Once all the magnets were marked, I had to hammer them into the tile strips. Some of the magnets mounted perfectly flush and some stuck up. There were a few holes that I had to re-drill. Once the magnet was in the hole, there was no way to remove it without destroying the tile.

A Bit Sticky

In order for the tiles to line up under the squares properly, I had to make a grid of where to glue the magnets. This isn't 100% accurate.. but hey, it's hand made right?

By the time this process was done, my fingers were so sore because the excess glue kept adhering them to the board and magnets. The tweezers were only for placement, I had to use my finger to hold it until it stuck (because magnets kept sticking to the metal tweezers).

Magnetic Army

Completing this step gave me a real sense of accomplishment. It didn't take that long to do, but the finished board felt like I was finally making real progress with the project. The completed magnet board has 225 Magnets.

Finally Framed

The last step for the frame was a final coat of shellac. I used a pizza box as a drip tray.

A Point of Disaster

After having finished the board and doing the final shellac coat, I put everything together and started to insert the point tabs. The point guy is just like a staple gun except it shoots out the side and fires small tabs with a shart point on the end.

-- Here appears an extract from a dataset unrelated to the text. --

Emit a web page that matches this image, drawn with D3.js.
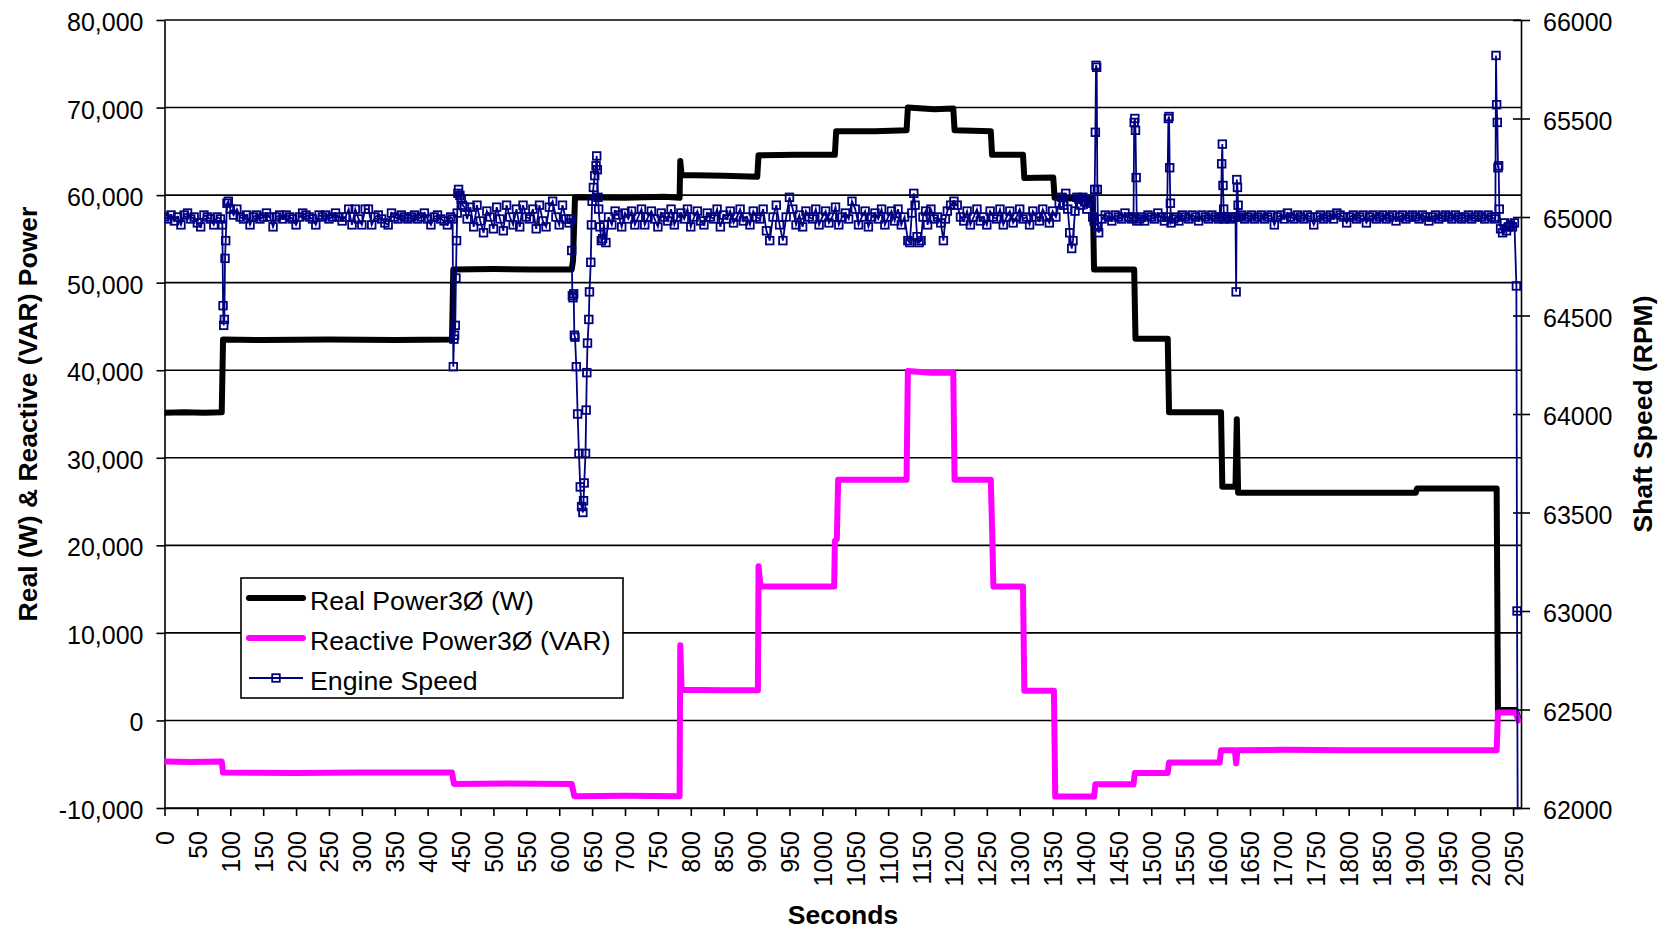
<!DOCTYPE html>
<html><head><meta charset="utf-8">
<script src="https://cdn.jsdelivr.net/npm/d3@7"></script>
<style>
body{margin:0;background:#fff}
svg{display:block}
text{font-family:Arial,"Liberation Sans",sans-serif;fill:#000}
</style>
</head><body>
<svg id="c" width="1671" height="932"></svg>
<script>
// ---------------- DATA ----------------
const powerTicks = [-10000, 0, 10000, 20000, 30000, 40000, 50000, 60000, 70000, 80000];
const speedTicks = [62000, 62500, 63000, 63500, 64000, 64500, 65000, 65500, 66000];
const secondTicks = [0,50,100,150,200,250,300,350,400,450,500,550,600,650,700,750,800,850,900,950,1000,1050,1100,1150,1200,1250,1300,1350,1400,1450,1500,1550,1600,1650,1700,1750,1800,1850,1900,1950,2000,2050];
const seriesNames = ["Real Power3\u00D8 (W)", "Reactive Power3\u00D8 (VAR)", "Engine Speed"];

// [seconds, watts]
const realPower = [[0,35150],[30,35200],[60,35150],[87,35200],[89,43500],[150,43450],[250,43500],[350,43450],[437,43500],[439,51500],[500,51550],[560,51500],[619,51500],[621,52500],[624,59750],[700,59700],[760,59800],[783,59700],[784,63900],[786,62300],[850,62200],[901,62100],[903,64550],[960,64600],[1019,64600],[1021,67300],[1080,67300],[1128,67400],[1130,70000],[1170,69800],[1199,69900],[1201,67400],[1256,67300],[1258,64600],[1305,64600],[1307,61950],[1351,62000],[1353,59700],[1380,59600],[1411,59700],[1413,51500],[1474,51500],[1476,43600],[1525,43600],[1527,35200],[1606,35200],[1608,26700],[1628,26700],[1630,34400],[1632,26000],[1700,26000],[1800,26000],[1902,26000],[1904,26500],[1960,26500],[2025,26500],[2027,1200],[2054,1200],[2058,200]];

// [seconds, VAR]
const reactivePower = [[0,-4700],[40,-4750],[87,-4700],[89,-5950],[200,-6000],[300,-5950],[437,-5950],[440,-7250],[520,-7200],[619,-7250],[623,-8650],[700,-8600],[783,-8650],[784,8600],[786,3500],[850,3450],[902,3450],[903,17600],[906,15300],[960,15300],[1018,15300],[1019,20500],[1022,20700],[1024,27500],[1080,27500],[1128,27500],[1130,39900],[1165,39700],[1199,39700],[1201,27500],[1256,27500],[1258,22000],[1260,15300],[1305,15300],[1307,3400],[1352,3400],[1354,-8700],[1413,-8700],[1415,-7300],[1473,-7300],[1475,-6000],[1525,-6000],[1527,-4800],[1604,-4800],[1606,-3400],[1627,-3400],[1629,-4900],[1631,-3400],[1700,-3350],[1800,-3400],[1900,-3400],[2025,-3400],[2027,900],[2054,900],[2058,0]];

// [seconds, RPM]
const engineSpeed = [
[0,65000],[5,64990],[10,65010],[15,64980],[20,65000],[25,64960],[30,65010],[35,65020],[40,64990],[45,65000],[50,64970],[55,64950],[60,65010],[65,65000],[70,64990],[75,64960],[80,65000],[85,64990],
[88,64960],[89,64550],[90,64450],[91,64480],[92,64790],[93,64880],[95,65070],[97,65080],[100,65040],
[105,65010],[110,65040],[115,65000],[120,64990],[125,65010],[130,64960],[135,65000],[140,65010],[145,64990],[150,65000],[155,65020],[160,65000],[165,64950],[170,65000],[175,65010],[180,64990],[185,65010],[190,65000],[195,64990],[200,64960],[205,65000],[210,65020],[215,65010],[220,65000],[225,64990],[230,64960],[235,65010],[240,65000],[245,65010],[250,64990],[255,65000],[260,65020],[265,65000],[270,64980],[275,65000],[280,65040],[285,64960],[290,65040],[295,64990],[300,64960],[305,65040],[310,65040],[315,64960],[320,65000],[325,65010],[330,64990],[335,64970],[340,64960],[345,65020],[350,65000],[355,64990],[360,65010],[365,65000],[370,64990],[375,65000],[380,65010],[385,64990],[390,65000],[395,65020],[400,64990],[405,64960],[410,65000],[415,65010],[420,64990],[425,64980],[430,64960],[435,65000],
[438,64990],[439,64240],[440,64380],[441,64400],[442,64450],[443,64690],[444,64880],[445,65020],[446,65120],[447,65140],[449,65110],[451,65090],[453,65060],[456,65050],
[460,64990],[465,65050],[470,64950],[475,65060],[480,64980],[485,64920],[490,65030],[495,65000],[500,64940],[505,65050],[510,64990],[515,64930],[520,65060],[525,65000],[530,64960],[535,65040],[540,64950],[545,65060],[550,65000],[555,64990],[560,65040],[565,64940],[570,65060],[575,64980],[580,64950],[585,65050],[590,65080],[595,65000],[600,64960],[605,65060],[610,64990],[615,64970],[618,64990],
[619,64830],[620,64600],[621,64590],[622,64610],[623,64400],[624,64390],[626,64240],[628,64000],[630,63800],[632,63630],[634,63530],[636,63500],[637,63560],[638,63650],[640,63800],[641,64020],[642,64210],[643,64360],[645,64480],[646,64620],[648,64770],[649,64960],[650,65080],[652,65150],[654,65210],[656,65260],[657,65310],[658,65240],[659,65100],[660,65040],[662,64950],[664,64880],[666,64890],[668,64960],[671,64870],
[675,65000],[680,64960],[685,65030],[690,65010],[695,64950],[700,65020],[705,64990],[710,65030],[715,64960],[720,65000],[725,65040],[730,64960],[735,65000],[740,65030],[745,64990],[750,64950],[755,65020],[760,65000],[765,64980],[770,65040],[775,64960],[780,65000],[785,65020],[790,64990],[795,65040],[800,64950],[805,65000],[810,65030],[815,64980],[820,64960],[825,65020],[830,65000],[835,64990],[840,65040],[845,64950],[850,65010],[855,64990],[860,65030],[865,64970],[870,65000],[875,65040],[880,64980],[885,65000],[890,64960],[895,65030],[900,65000],[905,64990],[910,65040],[915,64930],[920,64880],[925,65000],[930,65060],[935,64960],[940,64880],[945,65000],[950,65100],[955,65040],[960,64960],[965,65010],[970,64950],[975,65030],[980,65000],[985,64990],[990,65040],[995,64960],[1000,65000],[1005,65030],[1010,64970],[1015,65000],[1020,65050],[1025,64960],[1030,65000],[1035,65020],[1040,64990],[1045,65080],[1050,65040],[1055,64960],[1060,65000],[1065,65030],[1070,64950],[1075,65000],[1080,65020],[1085,64990],[1090,65040],[1095,64960],[1100,65000],[1105,65030],[1110,64980],[1115,65040],[1120,64960],[1125,65000],[1130,64880],[1133,64870],[1136,65020],[1139,65120],[1141,65060],[1144,64900],[1147,64870],[1150,64880],[1153,65000],[1157,65030],[1160,64960],[1165,65040],[1170,64990],[1175,65000],[1180,64970],[1184,64880],[1187,64990],[1190,65030],[1195,65060],[1200,65080],[1205,65060],[1210,65000],[1215,64980],[1220,65030],[1225,64960],[1230,65000],[1235,65040],[1240,64980],[1245,65000],[1250,64960],[1255,65030],[1260,65000],[1265,64990],[1270,65040],[1275,64960],[1280,65000],[1285,65030],[1290,64970],[1295,65000],[1300,65040],[1305,64990],[1310,65000],[1315,64960],[1320,65030],[1325,65000],[1330,64980],[1335,65040],[1340,65000],[1345,64970],[1350,65030],[1355,65000],[1360,65070],[1364,65100],[1367,65060],[1370,65120],[1373,65040],[1376,64920],[1379,64840],[1381,64880],[1384,65030],[1387,65100],[1390,65090],[1393,65060],[1396,65100],[1399,65080],[1402,65040],[1405,65090],[1408,65070],[1411,65000],[1413,64980],
[1414,65140],[1415,65430],[1416,65770],[1417,65760],[1418,65140],[1419,64950],[1420,64920],
[1425,64990],[1430,65010],[1435,65000],[1440,64980],[1445,65010],[1450,65000],[1455,64990],[1460,65020],[1465,65000],[1470,64990],
[1473,65000],[1474,65480],[1475,65500],[1476,65440],[1477,65200],[1478,64980],
[1482,64990],[1486,65000],[1490,64980],[1495,65010],[1500,65000],[1505,64990],[1510,65020],[1515,65000],[1520,64980],[1524,65000],
[1526,65500],[1527,65510],[1528,65250],[1529,65070],[1530,64970],
[1534,64990],[1538,65000],[1542,64980],[1547,65010],[1552,65000],[1557,64990],[1562,65010],[1567,65000],[1572,64980],[1577,65010],[1582,65000],[1587,64990],[1592,65010],[1597,65000],[1602,64990],[1606,65000],
[1607,65270],[1608,65370],[1609,65160],[1610,65040],[1611,64990],
[1615,65000],[1620,64990],[1625,65000],[1628,65000],
[1629,64620],[1630,65190],[1631,65150],[1632,65060],[1633,65000],
[1637,65010],[1642,64990],[1647,65000],[1652,65010],[1657,64990],[1662,65000],[1667,65010],[1672,64990],[1677,65000],[1682,65010],[1687,64960],[1692,65000],[1697,65010],[1702,64990],[1707,65020],[1712,65000],[1717,64990],[1722,65010],[1727,65000],[1732,64990],[1737,65010],[1742,65000],[1747,64960],[1752,65000],[1757,65010],[1762,64990],[1767,65000],[1772,65010],[1777,64990],[1782,65020],[1787,65010],[1792,65000],[1797,64970],[1802,65000],[1807,65010],[1812,64990],[1817,65000],[1822,65010],[1827,64970],[1832,65000],[1837,65010],[1842,64990],[1847,65000],[1852,65010],[1857,64990],[1862,65000],[1867,65010],[1872,64980],[1877,65000],[1882,65010],[1887,64990],[1892,65000],[1897,65010],[1902,65000],[1907,64990],[1912,65010],[1917,65000],[1922,64980],[1927,65000],[1932,65010],[1937,64990],[1942,65000],[1947,65010],[1952,65000],[1957,64990],[1962,65010],[1967,65000],[1972,64990],[1977,65000],[1982,65010],[1987,64990],[1992,65000],[1997,65010],[2002,65000],[2007,64990],[2012,65010],[2017,65000],[2022,64990],
[2023,65000],[2024,65820],[2025,65570],[2026,65480],[2027,65250],[2028,65260],[2029,65040],[2031,64940],[2034,64920],[2037,64970],[2040,64930],[2043,64950],[2046,64960],[2049,64950],[2052,64970],[2055,64650],[2056,63000],[2057,61900]
];

// ---------------- CHART ----------------
const M = {left:164.5, right:1521, top:20, bottom:808};
const svg = d3.select("#c");
const x = d3.scaleLinear().domain([0, 2062]).range([M.left, M.right]);
const yL = d3.scaleLinear().domain([-10000, 80000]).range([M.bottom, M.top]);
const yR = d3.scaleLinear().domain([62000, 66000]).range([M.bottom, M.top]);
const fmt = d3.formatLocale({decimal:".", thousands:",", grouping:[3], currency:["",""], minus:"-"}).format(",");

svg.append("rect").attr("width",1671).attr("height",932).attr("fill","#fff");

svg.append("defs").append("clipPath").attr("id","plot")
  .append("rect").attr("x",M.left).attr("y",M.top).attr("width",M.right-M.left).attr("height",M.bottom-M.top);

// gridlines
svg.append("g").selectAll("line").data(powerTicks).join("line")
  .attr("x1",M.left).attr("x2",M.right)
  .attr("y1",d=>yL(d)).attr("y2",d=>yL(d))
  .attr("stroke","#000").attr("stroke-width",1.6);

// left axis
const gL = svg.append("g").attr("transform",`translate(${M.left},0)`)
  .call(d3.axisLeft(yL).tickValues(powerTicks).tickFormat(fmt).tickSize(8).tickSizeOuter(0).tickPadding(13));
// right axis
const gR = svg.append("g").attr("transform",`translate(${M.right},0)`)
  .call(d3.axisRight(yR).tickValues(speedTicks).tickFormat(d3.format("d")).tickSize(9).tickSizeOuter(0).tickPadding(13));
gR.selectAll(".tick line").attr("x1",-8);
// bottom axis
const gB = svg.append("g").attr("transform",`translate(0,${M.bottom})`)
  .call(d3.axisBottom(x).tickValues(secondTicks).tickFormat(d3.format("d")).tickSize(8).tickSizeOuter(0));
gB.selectAll(".tick text")
  .attr("transform","translate(0,23) rotate(-90)")
  .attr("x",0).attr("y",0).attr("dy","0.36em").attr("text-anchor","end");

[gL,gR,gB].forEach(g=>{
  g.selectAll("path.domain").attr("stroke","#000").attr("stroke-width",1.6);
  g.selectAll(".tick line").attr("stroke","#000").attr("stroke-width",1.6);
  g.selectAll(".tick text").attr("font-size",25).attr("font-family","Arial, 'Liberation Sans', sans-serif").attr("fill","#000");
});
gL.selectAll(".tick text").attr("dy","0.42em");
gR.selectAll(".tick text").attr("dy","0.42em");

// series
const plot = svg.append("g").attr("clip-path","url(#plot)");
const lineL = d3.line().x(d=>x(d[0])).y(d=>yL(d[1]));
const lineR = d3.line().x(d=>x(d[0])).y(d=>yR(d[1]));

plot.append("path").datum(realPower).attr("d",lineL)
  .attr("fill","none").attr("stroke","#000").attr("stroke-width",6)
  .attr("stroke-linejoin","round").attr("stroke-linecap","round");
plot.append("path").datum(reactivePower).attr("d",lineL)
  .attr("fill","none").attr("stroke","#FF00FF").attr("stroke-width",6)
  .attr("stroke-linejoin","round").attr("stroke-linecap","round");
plot.append("path").datum(engineSpeed).attr("d",lineR)
  .attr("fill","none").attr("stroke","#000080").attr("stroke-width",1.8);
plot.append("g").selectAll("rect").data(engineSpeed).join("rect")
  .attr("x",d=>x(d[0])-3.8).attr("y",d=>yR(d[1])-3.8)
  .attr("width",7.6).attr("height",7.6)
  .attr("fill","none").attr("stroke","#000080").attr("stroke-width",1.8);

// axis titles
svg.append("text").attr("x",843).attr("y",924).attr("text-anchor","middle")
  .attr("font-size",26.5).attr("font-weight","bold").text("Seconds");
svg.append("text").attr("transform","translate(27,414) rotate(-90)").attr("dy","0.36em")
  .attr("text-anchor","middle").attr("font-size",26.5).attr("font-weight","bold")
  .text("Real (W) & Reactive (VAR) Power");
svg.append("text").attr("transform","translate(1642,414) rotate(-90)").attr("dy","0.36em")
  .attr("text-anchor","middle").attr("font-size",26.5).attr("font-weight","bold")
  .text("Shaft Speed (RPM)");

// legend
const lg = svg.append("g");
lg.append("rect").attr("x",241).attr("y",578).attr("width",382).attr("height",120)
  .attr("fill","#fff").attr("stroke","#000").attr("stroke-width",1.6);
const legendStyles = [
  {color:"#000", width:6, marker:false},
  {color:"#FF00FF", width:6, marker:false},
  {color:"#000080", width:1.8, marker:true}
];
seriesNames.forEach((name,i)=>{
  const cy = 598 + i*40;
  const st = legendStyles[i];
  lg.append("line").attr("x1",249).attr("x2",303).attr("y1",cy).attr("y2",cy)
    .attr("stroke",st.color).attr("stroke-width",st.width).attr("stroke-linecap",st.marker?"butt":"round");
  if(st.marker){
    lg.append("rect").attr("x",276-3.8).attr("y",cy-3.8).attr("width",7.6).attr("height",7.6)
      .attr("fill","none").attr("stroke",st.color).attr("stroke-width",1.8);
  }
  lg.append("text").attr("x",310).attr("y",cy+11.5).attr("font-size",26.7).text(name);
});
</script>
</body></html>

I pulled the trigger on the gun... the force of the gun was so extreme, the frame blew apart. The glue broke on all four corners. Despite this complete disaster... the day before I was to present the gift to Ashley, I had to finish inserting the points as they were required to hold the board in position. I then had to sand and re-glue the corners, re-clamp and wait for it to dry. The next day (day of presentation), I had to sand the glue that squeezed out and re-shellac the frame.

Ultimately everything

Alphabet Soup

After all the sanding, shellac and wax coats, I was finally able to cut the tiles into individual squares. Some of the squares were not perfectly cut so I have to do some final dimensioning on the sander later.


Each tile had to have all 6 sides sanded. This was a very tedious process but I had hoped to finish it before Ashley came home from work. Then I got a phone call, her boss gave her time off and she was coming home early.

I had only finished 25 tiles. I rushed inside to clean up the mess from shellacing the frame and then headed back to the garage to sand enough tiles to spell Happy Birthday. I finished 5 minutes before she pulled into the driveway.

The Reveal

I setup the video camera to catch her reaction and unveiled the board. She was ecstatic! She's wanted a Scrabble board for so long - but I've never wanted to shell out hundreds of dollars for a plastic one. Even from Restoration Hardware the board is still plastic (although after this project, now I know why!).

Tedium Continued

After presenting her with the board, I spent a few hours on Saturday finishing up the tiles.

Happy Birthday

The completed board as presented to Ashley on her birthday!